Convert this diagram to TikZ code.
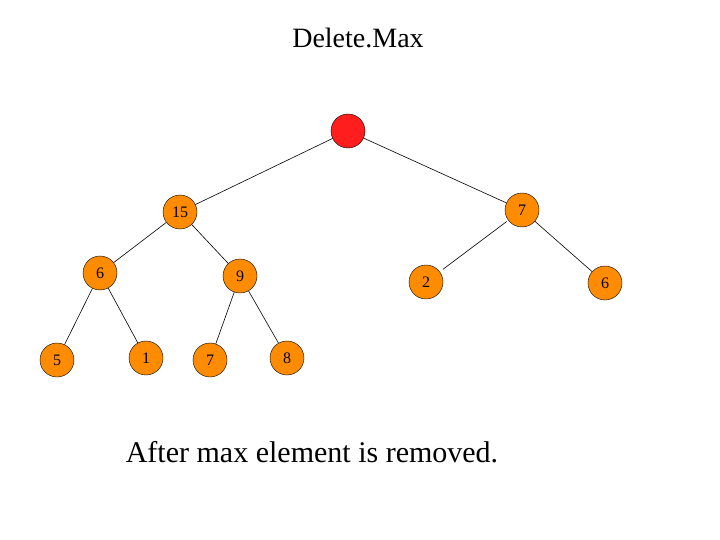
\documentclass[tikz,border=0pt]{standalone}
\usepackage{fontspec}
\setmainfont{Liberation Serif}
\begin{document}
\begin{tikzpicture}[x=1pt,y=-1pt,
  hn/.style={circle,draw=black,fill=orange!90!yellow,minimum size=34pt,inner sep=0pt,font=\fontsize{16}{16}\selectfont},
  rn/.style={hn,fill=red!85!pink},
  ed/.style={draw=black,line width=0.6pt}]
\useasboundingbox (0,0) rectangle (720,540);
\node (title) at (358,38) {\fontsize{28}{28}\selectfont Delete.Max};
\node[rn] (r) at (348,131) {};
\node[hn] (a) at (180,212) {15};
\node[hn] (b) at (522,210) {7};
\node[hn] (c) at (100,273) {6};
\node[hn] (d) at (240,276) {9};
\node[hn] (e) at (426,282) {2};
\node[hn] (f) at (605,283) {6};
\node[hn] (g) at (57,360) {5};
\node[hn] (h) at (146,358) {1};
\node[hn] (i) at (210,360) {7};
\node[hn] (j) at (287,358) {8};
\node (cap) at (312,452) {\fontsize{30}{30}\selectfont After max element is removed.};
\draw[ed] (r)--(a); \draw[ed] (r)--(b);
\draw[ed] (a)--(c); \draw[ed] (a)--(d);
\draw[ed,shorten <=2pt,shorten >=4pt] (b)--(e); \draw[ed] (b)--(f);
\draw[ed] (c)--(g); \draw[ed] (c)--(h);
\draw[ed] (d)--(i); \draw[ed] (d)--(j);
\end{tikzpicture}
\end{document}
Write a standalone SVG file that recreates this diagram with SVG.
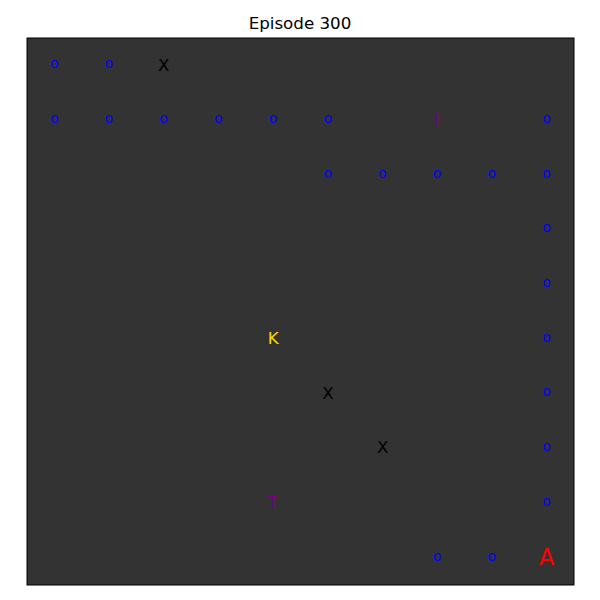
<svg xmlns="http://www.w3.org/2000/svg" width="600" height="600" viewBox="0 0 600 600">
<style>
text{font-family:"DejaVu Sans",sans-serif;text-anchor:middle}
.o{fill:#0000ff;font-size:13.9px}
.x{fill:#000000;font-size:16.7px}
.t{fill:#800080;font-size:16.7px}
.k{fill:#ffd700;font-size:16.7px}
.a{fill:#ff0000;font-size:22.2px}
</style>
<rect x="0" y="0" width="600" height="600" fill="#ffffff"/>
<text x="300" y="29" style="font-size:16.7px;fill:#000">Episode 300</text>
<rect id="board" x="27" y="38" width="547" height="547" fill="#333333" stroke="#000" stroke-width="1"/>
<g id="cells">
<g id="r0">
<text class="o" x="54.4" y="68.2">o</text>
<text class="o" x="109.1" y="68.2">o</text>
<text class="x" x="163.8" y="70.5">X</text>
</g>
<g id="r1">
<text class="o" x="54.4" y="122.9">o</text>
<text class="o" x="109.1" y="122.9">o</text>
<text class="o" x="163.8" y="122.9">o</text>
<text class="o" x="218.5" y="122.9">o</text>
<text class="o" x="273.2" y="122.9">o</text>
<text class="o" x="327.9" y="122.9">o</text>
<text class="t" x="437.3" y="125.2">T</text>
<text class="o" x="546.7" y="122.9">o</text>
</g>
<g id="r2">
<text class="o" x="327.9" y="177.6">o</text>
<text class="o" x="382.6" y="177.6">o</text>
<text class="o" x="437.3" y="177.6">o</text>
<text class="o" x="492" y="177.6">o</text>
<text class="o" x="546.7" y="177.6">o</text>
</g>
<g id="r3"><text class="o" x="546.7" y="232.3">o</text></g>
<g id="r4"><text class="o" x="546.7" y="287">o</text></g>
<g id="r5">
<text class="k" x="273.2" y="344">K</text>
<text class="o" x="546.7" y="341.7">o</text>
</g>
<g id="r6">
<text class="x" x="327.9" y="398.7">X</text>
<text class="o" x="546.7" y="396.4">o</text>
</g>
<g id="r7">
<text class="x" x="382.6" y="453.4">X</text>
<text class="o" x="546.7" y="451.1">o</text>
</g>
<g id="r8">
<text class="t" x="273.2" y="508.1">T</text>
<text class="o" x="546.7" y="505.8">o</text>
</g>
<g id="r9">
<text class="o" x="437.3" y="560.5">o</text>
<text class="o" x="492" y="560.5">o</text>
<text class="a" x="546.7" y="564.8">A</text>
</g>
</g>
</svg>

● **Request**: Copy the entries exactly. Leave out the images.

● **Response to this task**:
Convert this diagram to TikZ code.
\documentclass[tikz,border=0pt]{standalone}
\usepackage{fontspec}
\setmainfont{Liberation Serif}
\begin{document}
\begin{tikzpicture}[x=1pt,y=-1pt,
  hn/.style={circle,draw=black,fill=orange!90!yellow,minimum size=34pt,inner sep=0pt,font=\fontsize{16}{16}\selectfont},
  rn/.style={hn,fill=red!85!pink},
  ed/.style={draw=black,line width=0.6pt}]
\useasboundingbox (0,0) rectangle (720,540);
\node (title) at (358,38) {\fontsize{28}{28}\selectfont Delete.Max};
\node[rn] (r) at (348,131) {};
\node[hn] (a) at (180,212) {15};
\node[hn] (b) at (522,210) {7};
\node[hn] (c) at (100,273) {6};
\node[hn] (d) at (240,276) {9};
\node[hn] (e) at (426,282) {2};
\node[hn] (f) at (605,283) {6};
\node[hn] (g) at (57,360) {5};
\node[hn] (h) at (146,358) {1};
\node[hn] (i) at (210,360) {7};
\node[hn] (j) at (287,358) {8};
\node (cap) at (312,452) {\fontsize{30}{30}\selectfont After max element is removed.};
\draw[ed] (r)--(a); \draw[ed] (r)--(b);
\draw[ed] (a)--(c); \draw[ed] (a)--(d);
\draw[ed,shorten <=2pt,shorten >=4pt] (b)--(e); \draw[ed] (b)--(f);
\draw[ed] (c)--(g); \draw[ed] (c)--(h);
\draw[ed] (d)--(i); \draw[ed] (d)--(j);
\end{tikzpicture}
\end{document}
Write a standalone SVG file that recreates this diagram with SVG.
<svg xmlns="http://www.w3.org/2000/svg" width="600" height="600" viewBox="0 0 600 600">
<style>
text{font-family:"DejaVu Sans",sans-serif;text-anchor:middle}
.o{fill:#0000ff;font-size:13.9px}
.x{fill:#000000;font-size:16.7px}
.t{fill:#800080;font-size:16.7px}
.k{fill:#ffd700;font-size:16.7px}
.a{fill:#ff0000;font-size:22.2px}
</style>
<rect x="0" y="0" width="600" height="600" fill="#ffffff"/>
<text x="300" y="29" style="font-size:16.7px;fill:#000">Episode 300</text>
<rect id="board" x="27" y="38" width="547" height="547" fill="#333333" stroke="#000" stroke-width="1"/>
<g id="cells">
<g id="r0">
<text class="o" x="54.4" y="68.2">o</text>
<text class="o" x="109.1" y="68.2">o</text>
<text class="x" x="163.8" y="70.5">X</text>
</g>
<g id="r1">
<text class="o" x="54.4" y="122.9">o</text>
<text class="o" x="109.1" y="122.9">o</text>
<text class="o" x="163.8" y="122.9">o</text>
<text class="o" x="218.5" y="122.9">o</text>
<text class="o" x="273.2" y="122.9">o</text>
<text class="o" x="327.9" y="122.9">o</text>
<text class="t" x="437.3" y="125.2">T</text>
<text class="o" x="546.7" y="122.9">o</text>
</g>
<g id="r2">
<text class="o" x="327.9" y="177.6">o</text>
<text class="o" x="382.6" y="177.6">o</text>
<text class="o" x="437.3" y="177.6">o</text>
<text class="o" x="492" y="177.6">o</text>
<text class="o" x="546.7" y="177.6">o</text>
</g>
<g id="r3"><text class="o" x="546.7" y="232.3">o</text></g>
<g id="r4"><text class="o" x="546.7" y="287">o</text></g>
<g id="r5">
<text class="k" x="273.2" y="344">K</text>
<text class="o" x="546.7" y="341.7">o</text>
</g>
<g id="r6">
<text class="x" x="327.9" y="398.7">X</text>
<text class="o" x="546.7" y="396.4">o</text>
</g>
<g id="r7">
<text class="x" x="382.6" y="453.4">X</text>
<text class="o" x="546.7" y="451.1">o</text>
</g>
<g id="r8">
<text class="t" x="273.2" y="508.1">T</text>
<text class="o" x="546.7" y="505.8">o</text>
</g>
<g id="r9">
<text class="o" x="437.3" y="560.5">o</text>
<text class="o" x="492" y="560.5">o</text>
<text class="a" x="546.7" y="564.8">A</text>
</g>
</g>
</svg>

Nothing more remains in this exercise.